Skip pictures in the listing below; copy exactly the lines from the one with "Give me the D3.js source for this chart." through the one with "2573, 2734, 2911];", inclusive.

▶ **Record list**:
########################################

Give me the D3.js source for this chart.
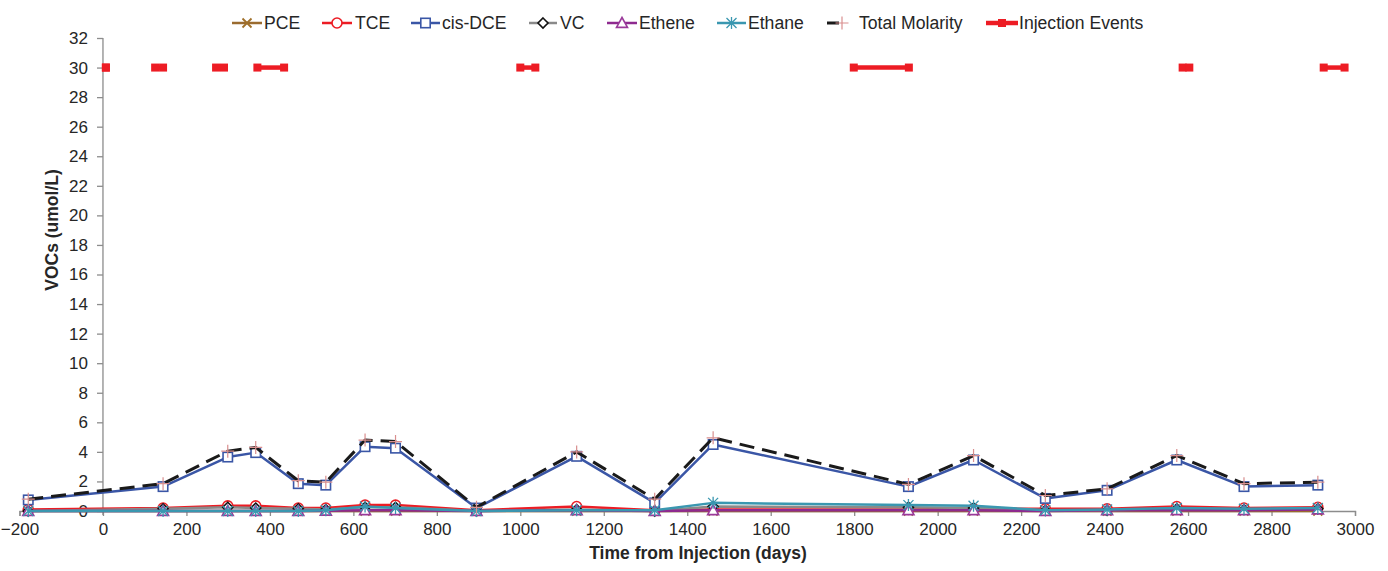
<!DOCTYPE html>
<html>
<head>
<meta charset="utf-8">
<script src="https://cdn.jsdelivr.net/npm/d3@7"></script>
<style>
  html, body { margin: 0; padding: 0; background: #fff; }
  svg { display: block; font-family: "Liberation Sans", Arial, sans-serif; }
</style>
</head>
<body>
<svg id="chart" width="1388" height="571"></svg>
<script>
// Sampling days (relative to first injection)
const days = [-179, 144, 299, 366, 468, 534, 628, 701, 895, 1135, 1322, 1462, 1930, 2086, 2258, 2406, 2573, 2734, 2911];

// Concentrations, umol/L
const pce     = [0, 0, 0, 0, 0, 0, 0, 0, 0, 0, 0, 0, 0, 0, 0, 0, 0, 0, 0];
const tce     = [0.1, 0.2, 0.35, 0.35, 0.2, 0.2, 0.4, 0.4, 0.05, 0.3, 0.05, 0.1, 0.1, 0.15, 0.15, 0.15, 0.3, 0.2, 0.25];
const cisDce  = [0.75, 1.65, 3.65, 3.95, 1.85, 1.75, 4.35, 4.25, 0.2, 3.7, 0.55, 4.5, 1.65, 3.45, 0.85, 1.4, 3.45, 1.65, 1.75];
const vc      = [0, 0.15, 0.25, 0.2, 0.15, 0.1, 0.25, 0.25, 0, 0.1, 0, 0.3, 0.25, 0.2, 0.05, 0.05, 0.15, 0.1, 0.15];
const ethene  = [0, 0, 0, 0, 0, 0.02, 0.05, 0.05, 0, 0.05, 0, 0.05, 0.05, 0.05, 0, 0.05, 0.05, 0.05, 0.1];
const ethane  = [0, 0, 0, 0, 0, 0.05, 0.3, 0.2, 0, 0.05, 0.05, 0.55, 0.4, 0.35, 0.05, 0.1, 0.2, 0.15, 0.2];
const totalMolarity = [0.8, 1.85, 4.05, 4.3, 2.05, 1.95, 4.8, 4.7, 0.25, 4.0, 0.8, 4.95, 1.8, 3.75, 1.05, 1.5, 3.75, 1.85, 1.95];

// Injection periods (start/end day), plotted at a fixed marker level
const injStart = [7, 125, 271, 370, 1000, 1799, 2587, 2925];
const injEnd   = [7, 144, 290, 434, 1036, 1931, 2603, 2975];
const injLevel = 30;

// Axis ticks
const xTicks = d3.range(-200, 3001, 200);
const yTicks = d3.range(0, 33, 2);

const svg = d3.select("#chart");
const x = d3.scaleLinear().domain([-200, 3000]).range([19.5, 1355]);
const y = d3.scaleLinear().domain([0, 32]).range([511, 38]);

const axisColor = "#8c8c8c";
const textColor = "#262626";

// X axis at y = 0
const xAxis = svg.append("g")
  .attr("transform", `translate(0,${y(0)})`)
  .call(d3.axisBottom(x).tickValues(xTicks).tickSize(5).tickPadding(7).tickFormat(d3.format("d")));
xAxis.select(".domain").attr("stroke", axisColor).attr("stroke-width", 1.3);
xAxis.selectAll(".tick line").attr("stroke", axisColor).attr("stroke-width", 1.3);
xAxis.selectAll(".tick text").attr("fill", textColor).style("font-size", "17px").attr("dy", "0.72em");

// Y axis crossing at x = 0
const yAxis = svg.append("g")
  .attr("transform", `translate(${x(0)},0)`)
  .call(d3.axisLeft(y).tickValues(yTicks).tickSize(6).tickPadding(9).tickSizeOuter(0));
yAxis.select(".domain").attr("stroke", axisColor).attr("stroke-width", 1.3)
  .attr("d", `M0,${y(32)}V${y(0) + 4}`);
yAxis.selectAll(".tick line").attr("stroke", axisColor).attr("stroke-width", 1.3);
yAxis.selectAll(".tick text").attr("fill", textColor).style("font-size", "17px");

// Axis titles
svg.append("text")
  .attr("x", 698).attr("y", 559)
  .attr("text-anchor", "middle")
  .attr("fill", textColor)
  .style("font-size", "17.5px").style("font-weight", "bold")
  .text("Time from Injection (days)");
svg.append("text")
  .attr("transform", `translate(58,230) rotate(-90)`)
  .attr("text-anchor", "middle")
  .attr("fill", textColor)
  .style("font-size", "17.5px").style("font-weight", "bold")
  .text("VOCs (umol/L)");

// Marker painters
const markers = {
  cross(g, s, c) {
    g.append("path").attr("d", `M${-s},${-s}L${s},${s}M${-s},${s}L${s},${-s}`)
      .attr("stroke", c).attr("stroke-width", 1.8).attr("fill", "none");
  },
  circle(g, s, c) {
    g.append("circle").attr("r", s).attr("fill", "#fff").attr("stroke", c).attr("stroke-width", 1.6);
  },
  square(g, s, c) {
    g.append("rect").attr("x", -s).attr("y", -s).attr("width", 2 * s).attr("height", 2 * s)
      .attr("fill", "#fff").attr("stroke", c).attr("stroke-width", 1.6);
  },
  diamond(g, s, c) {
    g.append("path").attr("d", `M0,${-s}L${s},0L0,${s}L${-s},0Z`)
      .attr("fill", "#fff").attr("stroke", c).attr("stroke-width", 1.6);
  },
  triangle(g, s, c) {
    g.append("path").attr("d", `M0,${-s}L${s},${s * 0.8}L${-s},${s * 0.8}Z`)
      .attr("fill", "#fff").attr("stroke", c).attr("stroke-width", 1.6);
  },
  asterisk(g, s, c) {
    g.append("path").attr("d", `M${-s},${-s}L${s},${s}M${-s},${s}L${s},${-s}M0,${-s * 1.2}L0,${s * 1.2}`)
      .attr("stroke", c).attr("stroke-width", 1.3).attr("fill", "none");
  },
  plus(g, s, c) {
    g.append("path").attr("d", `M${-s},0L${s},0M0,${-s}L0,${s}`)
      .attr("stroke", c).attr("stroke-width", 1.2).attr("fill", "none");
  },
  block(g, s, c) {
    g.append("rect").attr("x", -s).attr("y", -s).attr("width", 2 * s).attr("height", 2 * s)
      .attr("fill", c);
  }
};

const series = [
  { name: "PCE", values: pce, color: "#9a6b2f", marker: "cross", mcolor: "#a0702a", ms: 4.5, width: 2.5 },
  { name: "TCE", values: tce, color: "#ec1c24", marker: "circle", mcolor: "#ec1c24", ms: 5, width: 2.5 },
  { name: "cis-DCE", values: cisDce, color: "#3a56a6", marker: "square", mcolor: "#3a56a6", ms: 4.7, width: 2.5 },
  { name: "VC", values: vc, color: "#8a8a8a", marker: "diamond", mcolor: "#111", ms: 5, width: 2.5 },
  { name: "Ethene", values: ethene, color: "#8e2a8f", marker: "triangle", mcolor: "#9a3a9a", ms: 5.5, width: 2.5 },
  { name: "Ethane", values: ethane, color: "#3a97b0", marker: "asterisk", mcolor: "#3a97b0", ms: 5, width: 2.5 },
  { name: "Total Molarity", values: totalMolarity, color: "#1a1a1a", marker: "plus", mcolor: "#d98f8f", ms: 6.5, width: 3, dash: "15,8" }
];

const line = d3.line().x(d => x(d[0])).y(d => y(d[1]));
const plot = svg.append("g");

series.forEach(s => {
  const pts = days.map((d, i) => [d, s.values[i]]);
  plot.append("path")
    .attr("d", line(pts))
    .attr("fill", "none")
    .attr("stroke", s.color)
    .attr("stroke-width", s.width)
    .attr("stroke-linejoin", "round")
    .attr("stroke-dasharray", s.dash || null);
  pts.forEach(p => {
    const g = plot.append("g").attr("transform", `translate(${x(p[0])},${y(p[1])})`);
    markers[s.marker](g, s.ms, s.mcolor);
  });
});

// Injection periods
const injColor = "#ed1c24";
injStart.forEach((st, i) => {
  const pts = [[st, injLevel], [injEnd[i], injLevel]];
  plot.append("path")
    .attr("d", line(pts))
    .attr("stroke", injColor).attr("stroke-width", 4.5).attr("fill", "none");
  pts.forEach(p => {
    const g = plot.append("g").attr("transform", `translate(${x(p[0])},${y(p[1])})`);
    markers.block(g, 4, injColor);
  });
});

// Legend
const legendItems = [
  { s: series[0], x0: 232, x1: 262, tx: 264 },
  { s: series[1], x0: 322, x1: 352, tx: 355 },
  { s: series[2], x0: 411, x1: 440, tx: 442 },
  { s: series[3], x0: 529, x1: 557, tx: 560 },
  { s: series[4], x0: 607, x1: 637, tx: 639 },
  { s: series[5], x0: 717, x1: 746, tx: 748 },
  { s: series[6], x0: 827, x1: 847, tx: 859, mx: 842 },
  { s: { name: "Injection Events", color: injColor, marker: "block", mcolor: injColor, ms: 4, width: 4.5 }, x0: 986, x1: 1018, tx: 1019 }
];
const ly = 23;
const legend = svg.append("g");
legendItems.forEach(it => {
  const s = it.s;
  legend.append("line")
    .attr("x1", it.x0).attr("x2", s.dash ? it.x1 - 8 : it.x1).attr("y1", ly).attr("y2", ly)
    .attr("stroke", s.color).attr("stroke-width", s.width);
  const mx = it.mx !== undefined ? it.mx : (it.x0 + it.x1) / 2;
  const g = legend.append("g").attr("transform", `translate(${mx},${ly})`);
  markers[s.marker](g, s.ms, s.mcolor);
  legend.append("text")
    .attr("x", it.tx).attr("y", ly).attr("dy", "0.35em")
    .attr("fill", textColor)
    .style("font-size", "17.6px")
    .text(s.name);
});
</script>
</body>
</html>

########################################

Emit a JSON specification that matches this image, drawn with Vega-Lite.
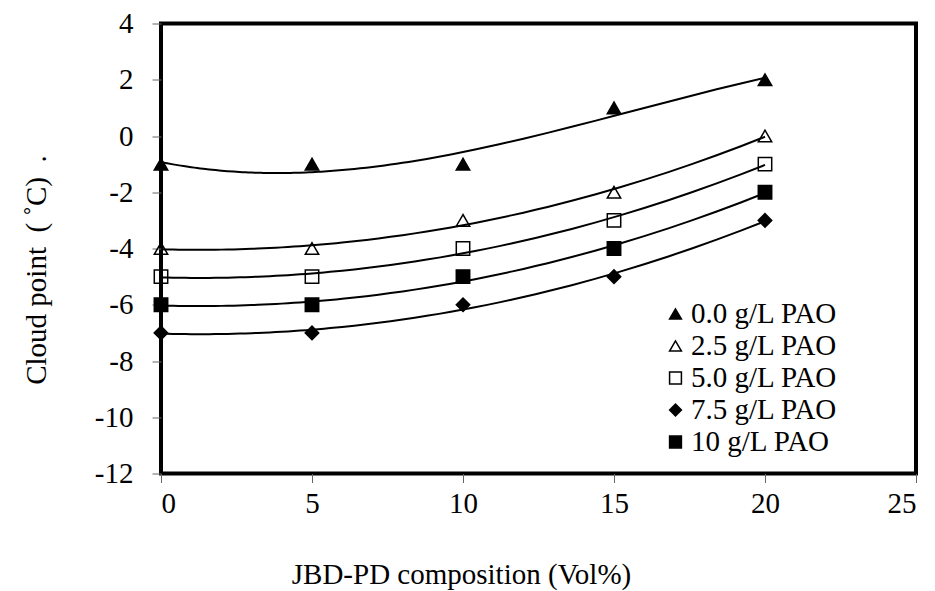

########################################

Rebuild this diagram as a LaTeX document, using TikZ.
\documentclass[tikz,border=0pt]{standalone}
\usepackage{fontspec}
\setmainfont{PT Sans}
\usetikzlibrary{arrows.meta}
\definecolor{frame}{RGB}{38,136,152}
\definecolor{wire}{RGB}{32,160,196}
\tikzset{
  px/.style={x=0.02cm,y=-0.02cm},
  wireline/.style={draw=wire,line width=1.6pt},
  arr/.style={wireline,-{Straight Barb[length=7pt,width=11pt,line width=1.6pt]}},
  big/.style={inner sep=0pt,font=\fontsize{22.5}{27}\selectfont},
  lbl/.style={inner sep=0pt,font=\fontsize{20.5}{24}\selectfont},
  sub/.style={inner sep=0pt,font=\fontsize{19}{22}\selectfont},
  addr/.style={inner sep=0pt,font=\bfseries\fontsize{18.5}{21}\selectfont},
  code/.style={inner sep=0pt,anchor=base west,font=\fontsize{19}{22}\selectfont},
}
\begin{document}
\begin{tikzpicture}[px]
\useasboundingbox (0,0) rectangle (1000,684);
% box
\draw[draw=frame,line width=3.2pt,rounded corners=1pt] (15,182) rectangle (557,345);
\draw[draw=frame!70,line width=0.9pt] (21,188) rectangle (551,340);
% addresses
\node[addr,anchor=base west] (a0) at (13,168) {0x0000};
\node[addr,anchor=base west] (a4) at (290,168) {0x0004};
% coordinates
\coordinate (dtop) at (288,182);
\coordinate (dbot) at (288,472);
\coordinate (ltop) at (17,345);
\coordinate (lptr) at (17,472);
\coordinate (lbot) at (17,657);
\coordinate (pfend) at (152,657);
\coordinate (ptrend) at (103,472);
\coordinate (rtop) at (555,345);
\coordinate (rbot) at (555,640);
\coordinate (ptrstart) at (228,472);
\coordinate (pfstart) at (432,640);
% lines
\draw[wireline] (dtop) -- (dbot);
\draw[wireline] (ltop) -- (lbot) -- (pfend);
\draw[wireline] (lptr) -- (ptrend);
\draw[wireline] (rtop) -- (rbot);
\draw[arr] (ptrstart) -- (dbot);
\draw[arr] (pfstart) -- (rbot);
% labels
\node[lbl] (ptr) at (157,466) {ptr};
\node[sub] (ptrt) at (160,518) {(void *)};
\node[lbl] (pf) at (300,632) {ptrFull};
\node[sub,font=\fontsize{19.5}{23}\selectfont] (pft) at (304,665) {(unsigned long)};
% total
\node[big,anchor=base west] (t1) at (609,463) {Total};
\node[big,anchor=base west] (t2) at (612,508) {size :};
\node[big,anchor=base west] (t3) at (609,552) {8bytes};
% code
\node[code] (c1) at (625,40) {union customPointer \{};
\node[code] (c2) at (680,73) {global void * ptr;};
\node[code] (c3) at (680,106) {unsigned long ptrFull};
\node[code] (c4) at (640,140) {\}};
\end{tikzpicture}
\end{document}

########################################

▶ **Full output**:
Give me the D3.js source for this chart.
<!DOCTYPE html>
<html>
<head>
<meta charset="utf-8">
<script src="https://cdn.jsdelivr.net/npm/d3@7"></script>
<style>
  html, body { margin: 0; padding: 0; background: #fff; }
  svg { display: block; font-family: "Liberation Sans", Arial, sans-serif; }
</style>
</head>
<body>
<svg id="chart" width="1388" height="571"></svg>
<script>
// Sampling days (relative to first injection)
const days = [-179, 144, 299, 366, 468, 534, 628, 701, 895, 1135, 1322, 1462, 1930, 2086, 2258, 2406, 2573, 2734, 2911];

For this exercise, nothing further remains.